_SUPPLIED INFORMATION_.

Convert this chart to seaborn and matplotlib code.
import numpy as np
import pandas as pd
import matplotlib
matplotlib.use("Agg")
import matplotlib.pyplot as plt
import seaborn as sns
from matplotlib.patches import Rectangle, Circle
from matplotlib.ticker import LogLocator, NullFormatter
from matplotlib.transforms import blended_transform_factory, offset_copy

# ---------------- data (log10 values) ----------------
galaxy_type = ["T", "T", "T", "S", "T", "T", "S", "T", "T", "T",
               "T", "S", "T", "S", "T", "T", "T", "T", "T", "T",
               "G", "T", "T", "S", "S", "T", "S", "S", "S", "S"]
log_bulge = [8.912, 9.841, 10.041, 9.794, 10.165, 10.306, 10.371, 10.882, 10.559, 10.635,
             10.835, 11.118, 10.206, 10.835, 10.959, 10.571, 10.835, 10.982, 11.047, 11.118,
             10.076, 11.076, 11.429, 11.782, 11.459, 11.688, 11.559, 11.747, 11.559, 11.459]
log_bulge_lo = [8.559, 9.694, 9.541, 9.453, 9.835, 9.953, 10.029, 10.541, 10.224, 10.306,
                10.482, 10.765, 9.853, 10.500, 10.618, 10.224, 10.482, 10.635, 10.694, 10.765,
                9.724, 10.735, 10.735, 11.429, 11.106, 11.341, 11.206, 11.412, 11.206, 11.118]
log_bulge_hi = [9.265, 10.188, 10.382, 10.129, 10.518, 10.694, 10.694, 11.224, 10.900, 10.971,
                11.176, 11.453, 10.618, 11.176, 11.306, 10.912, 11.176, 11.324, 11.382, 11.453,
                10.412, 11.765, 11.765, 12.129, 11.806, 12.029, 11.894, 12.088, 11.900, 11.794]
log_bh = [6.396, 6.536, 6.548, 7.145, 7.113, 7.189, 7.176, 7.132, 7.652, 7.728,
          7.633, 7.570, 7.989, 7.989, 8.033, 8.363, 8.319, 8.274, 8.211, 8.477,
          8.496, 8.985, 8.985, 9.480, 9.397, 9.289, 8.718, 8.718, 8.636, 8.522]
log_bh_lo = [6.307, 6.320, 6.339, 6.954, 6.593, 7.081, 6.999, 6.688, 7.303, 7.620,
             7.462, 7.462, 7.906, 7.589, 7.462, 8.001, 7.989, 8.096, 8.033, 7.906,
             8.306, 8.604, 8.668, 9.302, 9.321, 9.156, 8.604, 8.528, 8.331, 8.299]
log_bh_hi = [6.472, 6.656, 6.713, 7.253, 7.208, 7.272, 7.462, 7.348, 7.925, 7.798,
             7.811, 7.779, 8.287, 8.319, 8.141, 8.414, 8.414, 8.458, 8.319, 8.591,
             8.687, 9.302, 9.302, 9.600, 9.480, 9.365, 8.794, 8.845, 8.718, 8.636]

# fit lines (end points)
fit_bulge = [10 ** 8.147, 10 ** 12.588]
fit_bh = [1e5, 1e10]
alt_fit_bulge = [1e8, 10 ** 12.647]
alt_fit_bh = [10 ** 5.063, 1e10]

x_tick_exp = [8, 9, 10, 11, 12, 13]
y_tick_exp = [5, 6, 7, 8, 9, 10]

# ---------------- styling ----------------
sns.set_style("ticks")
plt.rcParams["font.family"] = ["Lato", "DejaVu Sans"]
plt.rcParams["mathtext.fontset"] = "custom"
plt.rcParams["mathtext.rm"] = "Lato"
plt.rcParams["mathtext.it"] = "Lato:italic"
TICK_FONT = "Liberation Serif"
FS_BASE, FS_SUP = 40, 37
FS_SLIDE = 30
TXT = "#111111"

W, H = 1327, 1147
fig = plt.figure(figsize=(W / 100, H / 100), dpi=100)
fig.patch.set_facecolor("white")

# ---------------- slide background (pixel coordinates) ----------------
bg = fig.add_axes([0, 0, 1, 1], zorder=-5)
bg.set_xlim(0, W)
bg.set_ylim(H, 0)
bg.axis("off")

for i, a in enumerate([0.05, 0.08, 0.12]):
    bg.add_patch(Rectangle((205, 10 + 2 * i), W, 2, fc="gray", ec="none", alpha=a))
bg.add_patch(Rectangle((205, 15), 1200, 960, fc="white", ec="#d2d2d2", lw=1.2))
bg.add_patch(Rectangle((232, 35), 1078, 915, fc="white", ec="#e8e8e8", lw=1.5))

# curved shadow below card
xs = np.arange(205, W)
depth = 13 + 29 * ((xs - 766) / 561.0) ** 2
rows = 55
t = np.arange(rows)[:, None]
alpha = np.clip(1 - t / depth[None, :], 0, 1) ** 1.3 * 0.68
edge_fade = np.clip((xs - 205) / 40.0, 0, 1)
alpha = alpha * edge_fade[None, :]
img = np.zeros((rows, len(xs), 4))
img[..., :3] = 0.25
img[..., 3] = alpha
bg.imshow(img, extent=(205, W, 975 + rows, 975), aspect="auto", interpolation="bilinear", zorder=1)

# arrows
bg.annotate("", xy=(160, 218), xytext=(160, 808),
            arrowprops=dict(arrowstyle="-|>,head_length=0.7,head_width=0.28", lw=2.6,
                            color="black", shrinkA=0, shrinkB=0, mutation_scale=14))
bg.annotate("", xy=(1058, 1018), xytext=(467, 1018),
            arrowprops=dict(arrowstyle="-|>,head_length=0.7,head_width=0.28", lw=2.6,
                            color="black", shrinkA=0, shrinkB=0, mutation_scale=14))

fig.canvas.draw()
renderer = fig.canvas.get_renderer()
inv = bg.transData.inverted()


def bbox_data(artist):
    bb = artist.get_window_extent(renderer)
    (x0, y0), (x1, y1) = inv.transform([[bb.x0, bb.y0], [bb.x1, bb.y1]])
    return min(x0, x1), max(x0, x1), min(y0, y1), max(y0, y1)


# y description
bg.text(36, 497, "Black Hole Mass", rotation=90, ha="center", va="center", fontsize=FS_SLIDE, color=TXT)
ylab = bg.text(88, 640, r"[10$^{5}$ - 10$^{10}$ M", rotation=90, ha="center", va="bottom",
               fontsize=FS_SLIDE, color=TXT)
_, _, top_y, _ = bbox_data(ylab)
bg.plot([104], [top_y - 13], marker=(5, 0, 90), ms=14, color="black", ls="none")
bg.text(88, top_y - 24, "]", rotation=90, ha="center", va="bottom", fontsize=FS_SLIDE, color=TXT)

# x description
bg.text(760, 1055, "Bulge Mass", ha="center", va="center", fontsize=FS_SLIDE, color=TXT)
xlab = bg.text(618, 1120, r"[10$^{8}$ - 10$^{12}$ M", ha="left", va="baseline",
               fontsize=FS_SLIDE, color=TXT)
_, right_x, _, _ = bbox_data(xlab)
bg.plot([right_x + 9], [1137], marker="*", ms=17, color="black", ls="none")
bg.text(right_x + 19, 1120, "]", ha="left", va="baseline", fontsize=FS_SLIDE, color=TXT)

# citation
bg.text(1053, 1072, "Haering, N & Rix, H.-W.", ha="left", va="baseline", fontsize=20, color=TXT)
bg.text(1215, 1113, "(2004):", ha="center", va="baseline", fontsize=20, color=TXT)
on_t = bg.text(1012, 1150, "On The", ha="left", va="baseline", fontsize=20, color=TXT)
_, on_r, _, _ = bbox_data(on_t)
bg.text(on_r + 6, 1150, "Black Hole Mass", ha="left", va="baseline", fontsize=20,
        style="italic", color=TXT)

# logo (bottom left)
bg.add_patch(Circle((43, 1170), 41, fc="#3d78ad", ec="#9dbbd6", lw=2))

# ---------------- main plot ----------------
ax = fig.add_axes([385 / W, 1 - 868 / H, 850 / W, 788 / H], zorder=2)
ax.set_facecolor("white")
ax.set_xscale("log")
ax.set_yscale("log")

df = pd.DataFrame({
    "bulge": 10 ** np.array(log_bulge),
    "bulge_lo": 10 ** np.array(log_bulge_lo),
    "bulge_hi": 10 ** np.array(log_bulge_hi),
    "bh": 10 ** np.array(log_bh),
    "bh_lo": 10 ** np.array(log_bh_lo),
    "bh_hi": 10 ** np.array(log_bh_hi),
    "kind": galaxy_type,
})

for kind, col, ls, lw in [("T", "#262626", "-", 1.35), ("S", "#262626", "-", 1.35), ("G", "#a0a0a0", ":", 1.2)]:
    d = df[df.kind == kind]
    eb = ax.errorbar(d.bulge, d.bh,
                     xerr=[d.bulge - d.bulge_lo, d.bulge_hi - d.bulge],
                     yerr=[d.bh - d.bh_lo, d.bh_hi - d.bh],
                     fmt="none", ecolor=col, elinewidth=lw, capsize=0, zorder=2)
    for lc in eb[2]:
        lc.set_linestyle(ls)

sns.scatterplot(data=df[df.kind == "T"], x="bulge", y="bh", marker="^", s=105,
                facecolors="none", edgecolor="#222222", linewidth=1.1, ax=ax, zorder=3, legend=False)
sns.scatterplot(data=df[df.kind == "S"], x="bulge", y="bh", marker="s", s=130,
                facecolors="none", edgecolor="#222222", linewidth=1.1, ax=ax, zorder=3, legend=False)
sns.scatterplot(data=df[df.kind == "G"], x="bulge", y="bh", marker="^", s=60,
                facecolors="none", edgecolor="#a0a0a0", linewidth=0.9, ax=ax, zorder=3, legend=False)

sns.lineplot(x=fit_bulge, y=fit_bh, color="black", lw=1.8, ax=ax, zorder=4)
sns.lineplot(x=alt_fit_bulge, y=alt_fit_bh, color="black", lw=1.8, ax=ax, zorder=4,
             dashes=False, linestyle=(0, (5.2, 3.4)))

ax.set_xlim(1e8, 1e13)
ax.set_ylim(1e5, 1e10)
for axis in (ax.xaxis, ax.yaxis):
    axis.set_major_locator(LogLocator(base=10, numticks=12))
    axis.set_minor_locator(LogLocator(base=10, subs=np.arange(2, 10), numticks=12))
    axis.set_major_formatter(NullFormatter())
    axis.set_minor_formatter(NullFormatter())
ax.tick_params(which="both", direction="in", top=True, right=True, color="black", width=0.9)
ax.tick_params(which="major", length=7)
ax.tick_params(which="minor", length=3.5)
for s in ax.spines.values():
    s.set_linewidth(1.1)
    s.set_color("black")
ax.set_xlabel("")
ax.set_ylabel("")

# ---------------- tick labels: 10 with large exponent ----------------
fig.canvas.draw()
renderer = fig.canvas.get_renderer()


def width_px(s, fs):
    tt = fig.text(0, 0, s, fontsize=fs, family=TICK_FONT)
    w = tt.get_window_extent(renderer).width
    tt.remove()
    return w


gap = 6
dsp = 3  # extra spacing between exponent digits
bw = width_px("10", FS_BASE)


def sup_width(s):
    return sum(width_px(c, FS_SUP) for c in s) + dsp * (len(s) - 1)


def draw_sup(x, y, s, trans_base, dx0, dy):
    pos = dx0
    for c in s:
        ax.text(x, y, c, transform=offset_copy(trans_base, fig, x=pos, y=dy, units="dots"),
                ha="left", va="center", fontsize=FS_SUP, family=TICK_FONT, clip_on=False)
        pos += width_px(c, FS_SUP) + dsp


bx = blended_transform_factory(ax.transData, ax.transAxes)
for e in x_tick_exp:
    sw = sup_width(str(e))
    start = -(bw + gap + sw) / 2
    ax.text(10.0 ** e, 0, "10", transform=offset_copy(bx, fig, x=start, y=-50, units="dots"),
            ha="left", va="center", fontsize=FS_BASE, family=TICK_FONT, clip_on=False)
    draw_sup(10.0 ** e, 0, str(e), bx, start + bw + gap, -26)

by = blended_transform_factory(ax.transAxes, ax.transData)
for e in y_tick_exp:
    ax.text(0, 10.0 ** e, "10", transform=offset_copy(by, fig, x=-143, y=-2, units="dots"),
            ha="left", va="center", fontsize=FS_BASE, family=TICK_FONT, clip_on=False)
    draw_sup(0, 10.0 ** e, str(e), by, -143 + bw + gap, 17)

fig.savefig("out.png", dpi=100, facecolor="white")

_WHAT NEEDS TO BE DONE_. Copy out the listing above, line by line and exactly, from its first line to the line holding "from matplotlib.transforms import", inclusive.

_THE REPLY_.
Convert this chart to seaborn and matplotlib code.
import numpy as np
import pandas as pd
import matplotlib
matplotlib.use("Agg")
import matplotlib.pyplot as plt
import seaborn as sns
from matplotlib.patches import Rectangle, Circle
from matplotlib.ticker import LogLocator, NullFormatter
from matplotlib.transforms import blended_transform_factory, offset_copy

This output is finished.